In this example, when we try to get the ResourceBundle named Message, specific to Locale.ITALY, it searches for the following names (no variant codes are in the Locales we are using):

    Message_it_IT
    Message_it
    Message
    Message_en_US
    Message_en

Let’s define the Message_it_IT ResourceBundle as a hardcoded class, a subclass of ListResourceBundle:

    import java.util.*;

    public class Message_it_IT extends ListResourceBundle {
      public Object[][] getContents() {
        return contents;
      }

      static final Object[][] contents = {
        {"HelloMessage", "Buon giorno, world!"},
        {"OtherMessage", "Ciao."},
      };
    }

ListResourceBundle makes it easy to define a ResourceBundle class; all we have to do is override the getContents() method. This method simply returns a two-dimensional array containing the names and values of its resources. In this example, contents[1][0] is the second key (OtherMessage), and contents [1][1] is the corresponding message (Ciao.).

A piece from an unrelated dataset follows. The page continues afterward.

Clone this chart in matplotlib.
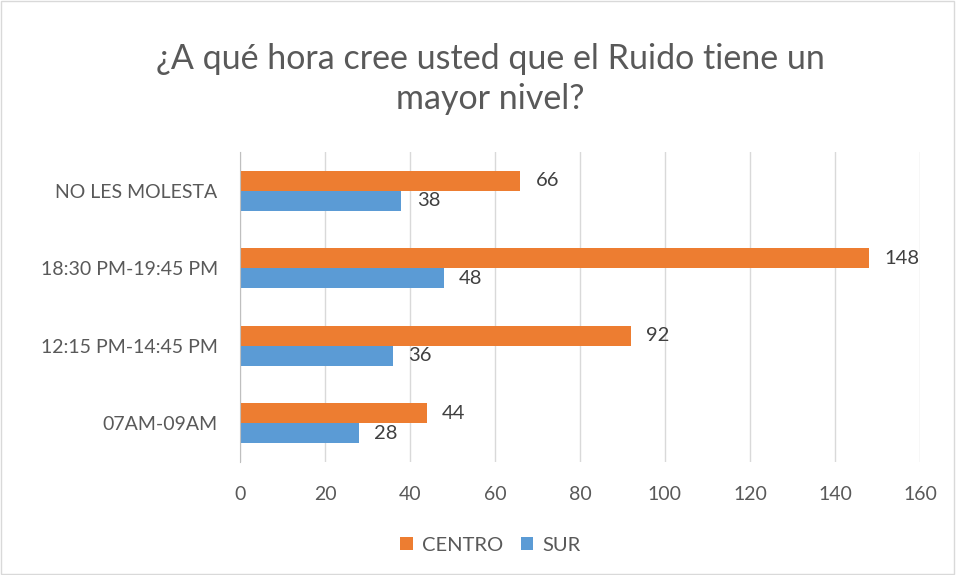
import numpy as np
import matplotlib.pyplot as plt
from matplotlib.patches import Rectangle

plt.rcParams['font.family'] = ['Lato', 'DejaVu Sans']

categorias = ['07AM-09AM', '12:15 PM-14:45 PM', '18:30 PM-19:45 PM', 'NO LES MOLESTA']
centro = [44, 92, 148, 66]
sur = [28, 36, 48, 38]
ticks_x = [0, 20, 40, 60, 80, 100, 120, 140, 160]

fig = plt.figure(figsize=(9.56, 5.75), dpi=100)
fig.patch.set_facecolor('white')
# borde gris del grafico
fig.patches.append(Rectangle((0.001, 0.001), 0.997, 0.997, transform=fig.transFigure,
                             fill=False, edgecolor='#D9D9D9', linewidth=1))

ax = fig.add_axes([0.251, 0.1965, 0.7113, 0.539])
y = np.arange(len(categorias))
h = 0.258
b1 = ax.barh(y + h / 2, centro, height=h, color='#ED7D31', label='CENTRO', zorder=3)
b2 = ax.barh(y - h / 2, sur, height=h, color='#5B9BD5', label='SUR', zorder=3)

# etiquetas de datos
for barras in (b1, b2):
    for r in barras:
        w = r.get_width()
        ax.text(w + 3.6, r.get_y() + r.get_height() / 2, '%d' % w,
                ha='left', va='center', fontsize=14.5, color='#404040')

ax.set_xlim(0, 160)
ax.set_ylim(-0.5, len(categorias) - 0.5)
ax.set_xticks(ticks_x)
ax.set_yticks(y)
ax.set_yticklabels(categorias)
ax.tick_params(axis='both', length=0, labelsize=14, colors='#595959')
ax.tick_params(axis='x', pad=17)
ax.tick_params(axis='y', pad=16)
ax.grid(axis='x', color='#D9D9D9', linewidth=1, zorder=0)
for s in ['top', 'right', 'bottom']:
    ax.spines[s].set_visible(False)
ax.spines['left'].set_color('#BFBFBF')
ax.spines['left'].set_zorder(4)

fig.text(0.513, 0.863, '¿A qué hora cree usted que el Ruido tiene un\nmayor nivel?',
         ha='center', va='center', fontsize=24.5, color='#595959', linespacing=1.3)

fig.legend(handles=[b1, b2], loc='center', bbox_to_anchor=(0.513, 0.052), ncol=2,
           frameon=False, fontsize=14.5, labelcolor='#595959', handlelength=0.6,
           handleheight=0.6, handletextpad=0.45, columnspacing=0.9)

fig.savefig('out.png', dpi=100)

Let’s define a ResourceBundle for Locale.US. This time, we’ll take the easy way and make a property file. Save the following data in a file called Message_en_US.properties:

    HelloMessage=Hello, world!
    OtherMessage=Bye.

So what happens if somebody runs your program in Locale.FRANCE and no ResourceBundle is defined for that Locale? To avoid a runtime MissingResourceException, it’s a good idea to define a default ResourceBundle. In our example, you can change the name of the property file to Message.properties. That way, if a language- or country-specific ResourceBundle cannot be found, your application can still run (by falling back to this English representation).